::: DATA SEGMENT :::

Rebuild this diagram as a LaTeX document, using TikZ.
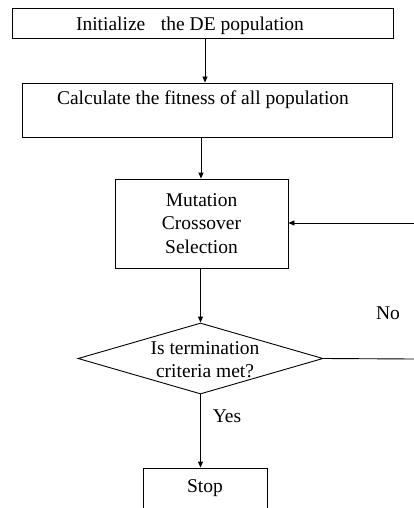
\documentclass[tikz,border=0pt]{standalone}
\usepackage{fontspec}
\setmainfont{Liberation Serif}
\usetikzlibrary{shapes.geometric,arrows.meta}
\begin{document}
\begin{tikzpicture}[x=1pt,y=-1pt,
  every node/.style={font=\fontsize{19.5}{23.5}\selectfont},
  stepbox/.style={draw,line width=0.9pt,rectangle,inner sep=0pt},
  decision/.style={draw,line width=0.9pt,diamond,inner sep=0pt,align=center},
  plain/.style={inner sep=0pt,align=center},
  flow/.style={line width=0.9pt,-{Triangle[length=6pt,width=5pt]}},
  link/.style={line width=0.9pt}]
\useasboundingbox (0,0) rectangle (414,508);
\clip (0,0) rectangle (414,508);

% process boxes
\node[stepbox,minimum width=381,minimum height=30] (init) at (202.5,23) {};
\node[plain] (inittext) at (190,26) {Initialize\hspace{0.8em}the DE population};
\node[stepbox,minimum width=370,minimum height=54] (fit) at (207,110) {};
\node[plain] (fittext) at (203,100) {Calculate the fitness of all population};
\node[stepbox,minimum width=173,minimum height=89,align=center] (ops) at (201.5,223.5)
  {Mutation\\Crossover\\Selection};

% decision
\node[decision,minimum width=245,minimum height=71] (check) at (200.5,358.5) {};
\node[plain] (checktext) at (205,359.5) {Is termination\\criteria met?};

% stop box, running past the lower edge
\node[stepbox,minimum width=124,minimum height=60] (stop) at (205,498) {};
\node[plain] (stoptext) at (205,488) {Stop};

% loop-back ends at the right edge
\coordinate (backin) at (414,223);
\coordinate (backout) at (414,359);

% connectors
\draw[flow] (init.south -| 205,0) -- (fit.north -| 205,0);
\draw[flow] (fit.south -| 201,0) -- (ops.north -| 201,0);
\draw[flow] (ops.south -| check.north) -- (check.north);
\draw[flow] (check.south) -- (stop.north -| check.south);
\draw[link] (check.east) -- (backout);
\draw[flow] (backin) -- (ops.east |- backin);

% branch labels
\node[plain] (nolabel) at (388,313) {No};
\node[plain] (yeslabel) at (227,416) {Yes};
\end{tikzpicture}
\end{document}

:::

*GOAL*. Take the lines from the start of the material to the line with "(checktext) at (205,359.5)", both included, and transcribe them exactly without the pictures.

*TASK RESPONSE*.
Rebuild this diagram as a LaTeX document, using TikZ.
\documentclass[tikz,border=0pt]{standalone}
\usepackage{fontspec}
\setmainfont{Liberation Serif}
\usetikzlibrary{shapes.geometric,arrows.meta}
\begin{document}
\begin{tikzpicture}[x=1pt,y=-1pt,
  every node/.style={font=\fontsize{19.5}{23.5}\selectfont},
  stepbox/.style={draw,line width=0.9pt,rectangle,inner sep=0pt},
  decision/.style={draw,line width=0.9pt,diamond,inner sep=0pt,align=center},
  plain/.style={inner sep=0pt,align=center},
  flow/.style={line width=0.9pt,-{Triangle[length=6pt,width=5pt]}},
  link/.style={line width=0.9pt}]
\useasboundingbox (0,0) rectangle (414,508);
\clip (0,0) rectangle (414,508);

% process boxes
\node[stepbox,minimum width=381,minimum height=30] (init) at (202.5,23) {};
\node[plain] (inittext) at (190,26) {Initialize\hspace{0.8em}the DE population};
\node[stepbox,minimum width=370,minimum height=54] (fit) at (207,110) {};
\node[plain] (fittext) at (203,100) {Calculate the fitness of all population};
\node[stepbox,minimum width=173,minimum height=89,align=center] (ops) at (201.5,223.5)
  {Mutation\\Crossover\\Selection};

% decision
\node[decision,minimum width=245,minimum height=71] (check) at (200.5,358.5) {};
\node[plain] (checktext) at (205,359.5) {Is termination\\criteria met?};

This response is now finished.